At 45, a USC entrepreneur finds the ideal graduate program in her own backyard

Kimberly Kelly-Rolfe owned and operated a small business for years before finding her niche in a USC entrepreneurship program. (Photo/Chris Flynn)

Business

At 45, a USC entrepreneur finds the ideal graduate program in her own backyard

Kimberly Kelly-Rolfe builds a one-stop shop for the accounting, bookkeeping and payroll needs of small businesses

May 11, 2017 Julie Tilsner

It all added up — and Kimberly Kelly-Rolfe really liked that.

Kelly-Rolfe, 45, who has owned and operated a local accounting and bookkeeping business for 20 years, was looking for a graduate program to help her learn how to scale up.

“I had just finished an emerging leaders program and I’d developed a model to help scale small businesses,” she said. “But I had no idea how to start.”

In the course of her research, she happened upon the one-year Master of Science in Entrepreneurship and Innovation at the USC Marshall School of Business — which offers would-be entrepreneurs a practical how-to on the fast-track — and knew right away it was what she wanted.

She liked that the focus was on the practical elements of building and growing a business.

I wanted a program where I could get in there and learn how to scale my business.

Kimberly Kelly-Rolfe

“I wasn’t looking so much for academics,” she said. “I wanted a program where I could get in there and learn how to scale my business.”

So close

And it was at USC, a campus all but in her backyard.

“In high school, my English teacher had us doing research in college libraries, and so I spent many hours studying in Doheny [Library],” she said. “I feel at home on this campus.”

But actually applying for the program required a leap of faith. She had graduated years ago from California State University, Northridge.

“I told my husband, ‘they’re not going to accept me at USC; I grew up here in South L.A. I’m a grown woman with two kids. I’m just not your typical USC graduate student.”

But, in fact, as a businesswoman with an idea and a passion, Kelly-Rolfe was the perfect candidate for the USC Marshall master’s degree.

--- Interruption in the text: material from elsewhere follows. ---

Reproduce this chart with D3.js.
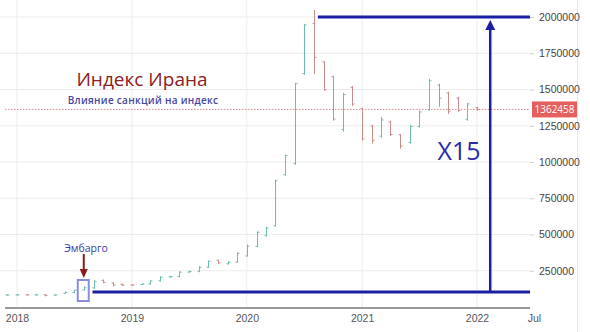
<!DOCTYPE html>
<html>
<head>
<meta charset="utf-8">
<script src="https://cdnjs.cloudflare.com/ajax/libs/d3/7.8.5/d3.min.js"></script>
<style>
  body { margin: 0; background: #fff; }
  svg { display: block; font-family: "Open Sans", "DejaVu Sans", sans-serif; }
</style>
</head>
<body>
<svg id="svg" width="590" height="332"></svg>
<script>
// monthly bars, Dec 2017 .. Jan 2022
const months = d3.utcMonths(new Date(Date.UTC(2017, 11, 1)), new Date(Date.UTC(2022, 1, 1)));

const opens = [83000, 83000, 84000, 83000, 84000, 82000, 94000, 100000, 118000, 132000, 184000, 165000, 156000,
  152000, 155000, 160000, 181000, 207000, 211000, 241000, 246000, 275000, 322000, 298000, 310000,
  352000, 418000, 492000, 560000, 912000, 990000, 1610000, 1956000, 1690000, 1588000, 1225000, 1515000,
  1368000, 1248000, 1178000, 1276000, 1188000, 1135000, 1245000, 1360000, 1530000, 1476000, 1440000, 1295000, 1375000];
const highs = [84000, 85000, 85000, 85000, 85000, 84000, 103000, 117000, 140000, 181000, 186000, 167000, 158000,
  153000, 160000, 181000, 209000, 213000, 243000, 248000, 278000, 317000, 324000, 312000, 374000,
  427000, 519000, 549000, 875000, 1047000, 1543000, 1949000, 2045000, 1694000, 1591000, 1474000, 1522000,
  1370000, 1253000, 1308000, 1281000, 1191000, 1253000, 1350000, 1570000, 1536000, 1481000, 1446000, 1405000, 1377000];
const lows = [82000, 82000, 82000, 82000, 77000, 82000, 94000, 98000, 117000, 129000, 167000, 145000, 149000,
  149000, 154000, 158000, 179000, 205000, 209000, 239000, 243000, 273000, 301000, 296000, 308000,
  351000, 415000, 489000, 558000, 909000, 985000, 1605000, 1611000, 1494000, 1288000, 1212000, 1391000,
  1150000, 1130000, 1171000, 1184000, 1095000, 1130000, 1240000, 1357000, 1384000, 1336000, 1350000, 1288000, 1357000];
const closes = [83000, 84000, 83000, 84000, 80000, 83000, 101000, 116000, 132000, 178000, 170000, 152000, 151000,
  151000, 159000, 179000, 205000, 210000, 240000, 245000, 274000, 315000, 304000, 309000, 370000,
  420000, 515000, 545000, 870000, 1045000, 1540000, 1945000, 1722000, 1500000, 1296000, 1465000, 1400000,
  1160000, 1150000, 1290000, 1190000, 1110000, 1245000, 1345000, 1560000, 1440000, 1350000, 1355000, 1400000, 1362458];

const yTicks = [250000, 500000, 750000, 1000000, 1250000, 1500000, 1750000, 2000000];
const xTickDates = [new Date(Date.UTC(2018, 0, 1)), new Date(Date.UTC(2019, 0, 1)), new Date(Date.UTC(2020, 0, 1)),
  new Date(Date.UTC(2021, 0, 1)), new Date(Date.UTC(2022, 0, 1)), new Date(Date.UTC(2022, 6, 1))];
const xTickLabels = ["2018", "2019", "2020", "2021", "2022", "Jul"];

const lastPrice = 1362458;
const baseLevel = 103000;   // level before the embargo
const topLevel = 2000000;   // peak level
const embargoMonth = new Date(Date.UTC(2018, 7, 1));

const svg = d3.select('#svg');
const plotLeft = 0, plotRight = 530;

const x = d3.scaleUtc()
  .domain([new Date(Date.UTC(2018, 0, 1)), new Date(Date.UTC(2022, 0, 1))])
  .range([17, 477]);
const y = d3.scaleLinear()
  .domain([0, 2000000])
  .range([307, 17]);

// gridlines
svg.append("g").selectAll("line.h")
  .data(yTicks).enter().append("line")
  .attr("x1", plotLeft).attr("x2", plotRight)
  .attr("y1", d => y(d)).attr("y2", d => y(d))
  .attr("stroke", "#ececec").attr("stroke-width", 1);
svg.append("g").selectAll("line.v")
  .data(xTickDates.slice(0, 5)).enter().append("line")
  .attr("x1", d => x(d)).attr("x2", d => x(d))
  .attr("y1", 0).attr("y2", 307)
  .attr("stroke", "#ececec").attr("stroke-width", 1);

// right border
svg.append("line").attr("x1", 577.5).attr("x2", 577.5).attr("y1", 0).attr("y2", 332)
  .attr("stroke", "#e6e6e6");

// x axis
const xAxis = svg.append("g")
  .attr("transform", "translate(0,308)")
  .call(d3.axisBottom(x).tickValues(xTickDates).tickFormat((d, i) => xTickLabels[i]).tickSize(0).tickPadding(7));
xAxis.select(".domain").remove();
xAxis.selectAll("text").attr("fill", "#555").style("font-size", "10.5px");
svg.append("line").attr("x1", 5).attr("x2", plotRight).attr("y1", 308).attr("y2", 308)
  .attr("stroke", "#999").attr("stroke-width", 2);

// y axis (right)
const yAxis = svg.append("g")
  .attr("transform", "translate(" + plotRight + ",0)")
  .call(d3.axisRight(y).tickValues(yTicks).tickFormat(d3.format("d")).tickSize(4).tickPadding(5));
yAxis.select(".domain").remove();
yAxis.selectAll("line").attr("stroke", "#ccc");
yAxis.selectAll("text").attr("fill", "#444").style("font-size", "10.5px");

// last price line
svg.append("line")
  .attr("x1", 5).attr("x2", plotRight)
  .attr("y1", y(lastPrice)).attr("y2", y(lastPrice))
  .attr("stroke", "#dc8c8c").attr("stroke-width", 1).attr("stroke-dasharray", "1.5,1.5");
svg.append("rect")
  .attr("x", 532).attr("y", y(lastPrice) - 8).attr("width", 45).attr("height", 16)
  .attr("fill", "#e45f5d");
svg.append("text")
  .attr("x", 554.5).attr("y", y(lastPrice) + 4)
  .attr("text-anchor", "middle").attr("fill", "#fff")
  .style("font-size", "10px").text(lastPrice);

// OHLC bars
const bars = months.map((m, i) => ({ date: m, o: opens[i], h: highs[i], l: lows[i], c: closes[i] }));
const colorOf = d => d.c >= d.o ? "#6cbcb1" : "#c98e8c";
const barG = svg.append("g").selectAll("g.bar").data(bars).enter().append("g")
  .attr("stroke", colorOf).attr("stroke-width", 1);
barG.append("line")
  .attr("x1", d => Math.round(x(d.date)) + 0.5).attr("x2", d => Math.round(x(d.date)) + 0.5)
  .attr("y1", d => y(d.h) - 0.5).attr("y2", d => y(d.l) + 0.5);
barG.append("line")
  .attr("x1", d => Math.round(x(d.date)) - 1.5).attr("x2", d => Math.round(x(d.date)) + 0.5)
  .attr("y1", d => y(d.o)).attr("y2", d => y(d.o));
barG.append("line")
  .attr("x1", d => Math.round(x(d.date)) + 0.5).attr("x2", d => Math.round(x(d.date)) + 2.5)
  .attr("y1", d => y(d.c)).attr("y2", d => y(d.c));

// annotations
const blue = "#1d1fa3";
const afterEmbargo = new Date(Date.UTC(2018, 8, 1));
const peakMonth = new Date(Date.UTC(2020, 7, 1));
const arrowDate = new Date(Date.UTC(2022, 1, 12));

svg.append("line")
  .attr("x1", x(afterEmbargo) - 1).attr("x2", plotRight)
  .attr("y1", y(baseLevel)).attr("y2", y(baseLevel))
  .attr("stroke", blue).attr("stroke-width", 3);
svg.append("line")
  .attr("x1", x(peakMonth) + 4).attr("x2", plotRight)
  .attr("y1", y(topLevel)).attr("y2", y(topLevel))
  .attr("stroke", blue).attr("stroke-width", 3);
svg.append("line")
  .attr("x1", x(arrowDate)).attr("x2", x(arrowDate))
  .attr("y1", y(baseLevel)).attr("y2", y(topLevel) + 10)
  .attr("stroke", blue).attr("stroke-width", 2.5);
svg.append("path")
  .attr("d", "M" + (x(arrowDate) - 5) + "," + (y(topLevel) + 13) + " L" + x(arrowDate) + "," + (y(topLevel) + 3) +
    " L" + (x(arrowDate) + 5) + "," + (y(topLevel) + 13) + "Z")
  .attr("fill", blue);
svg.append("text")
  .attr("x", 459).attr("y", 160)
  .attr("text-anchor", "middle").attr("fill", "#2a2ca8")
  .style("font-size", "25px").text("X15");

// embargo box + arrow
const ex = x(embargoMonth);
svg.append("rect")
  .attr("x", ex - 6).attr("y", 280).attr("width", 11).attr("height", 21)
  .attr("fill", "none").attr("stroke", "#8c8cdc").attr("stroke-width", 2);
svg.append("line")
  .attr("x1", ex).attr("x2", ex).attr("y1", 254).attr("y2", 270)
  .attr("stroke", "#8b1a1a").attr("stroke-width", 2);
svg.append("path")
  .attr("d", "M" + (ex - 4) + ",269 L" + ex + ",278 L" + (ex + 4) + ",269Z")
  .attr("fill", "#8b1a1a");
svg.append("text")
  .attr("x", 86).attr("y", 252)
  .attr("text-anchor", "middle").attr("fill", "#3a3aa0")
  .style("font-size", "10.5px").text("Эмбарго");

// titles
svg.append("text")
  .attr("x", 142).attr("y", 86)
  .attr("text-anchor", "middle").attr("fill", "#8b2020")
  .style("font-size", "19px").text("Индекс Ирана");
svg.append("text")
  .attr("x", 143).attr("y", 104)
  .attr("text-anchor", "middle").attr("fill", "#45459f")
  .style("font-size", "10px").style("font-weight", "600").style("letter-spacing", "0.3px")
  .text("Влияние санкций на индекс");
</script>
</body>
</html>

“She had already started a business and she was passionate about her idea for how to grow it,” said Tommy Knapp, associate professor of clinical entrepreneurship and academic director for the program. “That’s the student profile we’re always looking for.”

Small business nation

Small businesses, defined by the Small Business Administration as any independent company with fewer than 500 employees, make up the vast bulk of American business.
According to the organization, 99.7 percent of firms with paid employees are small businesses, and in 2013, there were 28.8 million such businesses operating.

In 2015, Kelly-Rolfe had the opportunity to advocate for small businesses at the White House. One of the things she heard at that symposium was about accounting issues.

“We returned from that meeting and pivoted to focus on small businesses,” she said. “We became a one-stop shop for the accounting, bookkeeping and payroll needs of small businesses.”

Not long afterward, she enrolled at USC Marshall.

She took classes on the entrepreneurial journey, venture initiation and feasibility analysis. One of her favorite classes was “Founders’ Dilemmas,” taught by Noam Wasserman, professor of clinical entrepreneurship and author of the best-selling book of the same name. Wasserman made his academic name with this course at Harvard University, where he was a professor before joining the Lloyd Greif Center for Entrepreneurial Studies at USC in 2016.

She’s a winner

But she also learned firsthand about what it means to be part of the Trojan Family.

“My cohort had a reputation for being one of the closest,” she said. “We just truly love and enjoy one another. I have never experienced anything like it, and I’m a former sorority girl.”

She also never imagined being chosen to receive the 2017 Marcia Israel Outstanding Graduate Student award.

“I had no idea until they announced it at the Marcia Israel Awards dinner,” she said. “The vote of confidence from Lloyd Greif and his panel of entrepreneurial experts goes beyond anything I could ever have expected. I am so grateful.”

The award is given once a year to a student whose business it is to give back to their community. Winners are chosen by Greif, the founding director of the Lloyd Greif Center, and a panel of experts.

The award has motivated her to continue advocating on behalf of small business nationally — and working locally to help another small business get its books in order.

“If every small business in the country employed just one more person, we’d have full employment,” she said. “I think that’s a goal worth working for.”